Añade que cuando está en España, constantemente Venezuela regresa en forma de una fuerza que no es capaz de ignorar al sentarse a escribir una nueva historia. Abre uno de los ejemplares de Veinte merengues… y lo señala, como para reafirmar lo que dice: “Esto es una fiesta en Caracas, esto es lo que me dispara la imaginación. Es que yo creo que donde estuvo la infancia y la adolescencia queda una gravitación, una energía que no deja de acompañarte nunca”. Y recuerda cómo la imagen –real o no– de un muchacho viviendo bajo una mancha de cemento en el edificio donde creció en El Valle todavía palpita en su interior.

―¿Siguen vigentes los relatos de Historias del edificio?

“Bueno, hay violencia, de hecho esos relatos son el nacimiento de la violencia que hoy en día ha llegado a su máxima potencia. A partir del 89 el espacio público venezolano fue tomado por los militares y las turbas. Eso me asustó mucho y eso es lo que gobierna hoy, se convirtió en poder. Yo creo que tiene la vigencia de que ahí estaba naciendo el país monstruoso. Como escritor una foto de lo que su afectividad su razón le dicta. Siento que debo seguir hablando de las cosas que me duelen y que importan. Probablemente sean las mismas que me importaban en aquella época”.

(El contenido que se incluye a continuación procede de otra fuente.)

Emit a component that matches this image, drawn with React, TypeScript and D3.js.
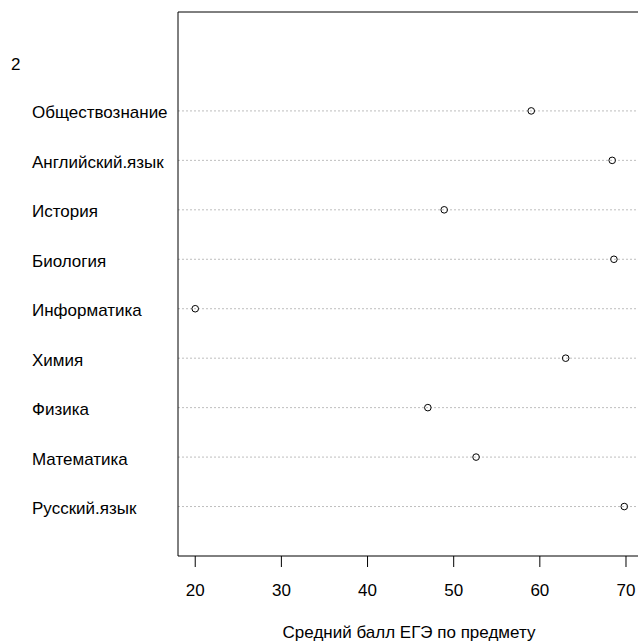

―¿Y en qué edificio se resguarda hoy?

“Yo creo que hay como una continuidad. Porque pienso en edifico y pienso en casa y pienso en biblioteca, que estoy girando alrededor de paredes llenas de libros. Vivo en una ciudad menos violenta pero cuando estoy en Caracas regreso al edificio donde escribí estas historias y está la misma biblioteca tal como la dejé. Es una sensación muy interesante de desdoblamiento porque veo lo que leía ese muchacho –algunos no los recuerdo y ni se por qué me interesaban– y ese muchacho leía de todo. En ese edificio yo fui niño y adolescente y cuando vuelvo es como si me cruzara con ellos. A veces encuentro hasta tickets de metro o notas. El edificio sigue siendo los libros que te están rodeando”.